When these restrictions were added to the audit in the 1970s, the GAO testified before Congress saying, “we do not see how we can satisfactorily audit the Federal Reserve System without authority to examine its largest single category of financial transactions and assets…”

To grasp just how limited the current audit is, recall that in 2009 Democratic Rep. Alan Grayson asked then-Fed Chairman Ben Bernanke which foreign countries received $500 billion in loans from the Fed, Bernanke was unwilling to name which countries or banks received the half-trillion worth of funds.

That’s right: the Fed swapped half-a-trillion dollars to foreign countries in secret and did not even have the decency, under testimony before Congress, to report the details to anyone. But it gets worse: Democratic Senator Bernie Sanders also asked Bernanke who received $2.2 trillion that the Fed lent out during the financial crisis. Again, Bernanke refused to give a direct answer.

In the 2011, Dodd-Frank law, Congress ordered a limited, one-time GAO audit of Fed actions during the financial crisis. That audit uncovered that the Fed lent over $16 trillion to domestic and foreign banks during the financial crisis – a figure we would never have known if we only relied on the Fed’s internal audits.

Both Republicans and Democrats agree that it is absurd we do not know where hundreds of billions worth of our money is going. In fact, last year, my Audit the Fed bill received the support of nearly every Republican in the House of Representatives, and over 100 Democrats.

Some say that an audit will politicize the Fed. I find this claim odd given both sides of the aisle’s support for the bill. The GAO is a nonpartisan, independent, works for Congress. It does not lean Republican or Democratic, and it is not interested in influencing policy.

I can’t seem to understand how a simple check by the GAO to ensure that there are no conflicts of interest will politicize anything.

Instead of criticizing a standard audit though, maybe the individuals that work within our central bank should begin curbing their own actions. Unlike the actions of current Fed officials, my bipartisan bill will not politicize monetary policy.

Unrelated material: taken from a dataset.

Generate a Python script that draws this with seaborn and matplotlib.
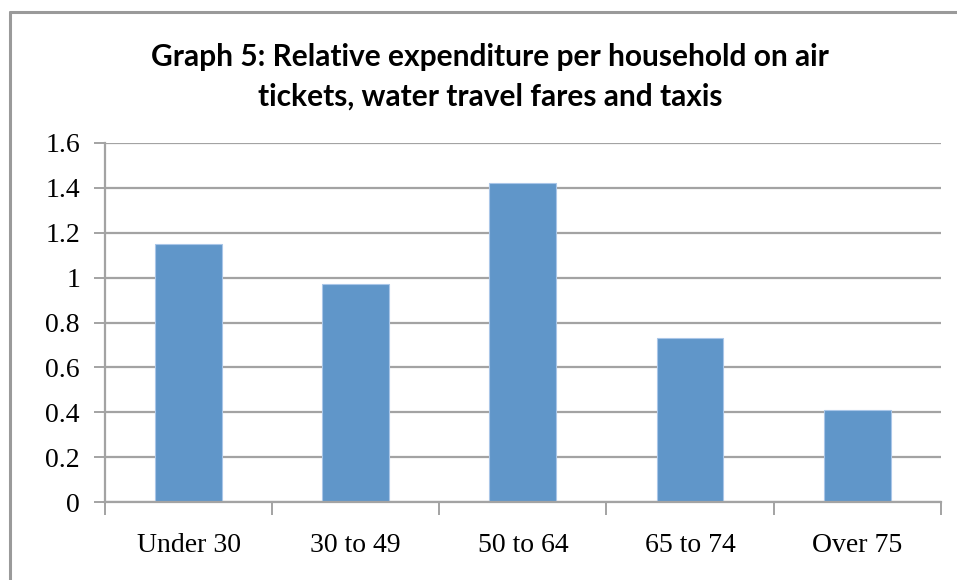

I simply want to in overseeing the fed to ensure that our central bank is not picking favorites, and I want to make sure it remains solvent.

Like every agency, the Federal Reserve was created by Congress and is supposed to be overseen by Congress. Auditing the Fed should not be a partisan issue.

Regardless of one’s monetary policy views – regardless of whether you think interest rates should be higher or lower – everyone can and should agree that for the sake of our country’s economic well-being, we need to know what has been going on behind the Federal Reserve’s cloak of secrecy.

It’s time we quit this guessing game. It’s time we audit the Federal Reserve once and for all to restore transparency to our nation’s checkbook.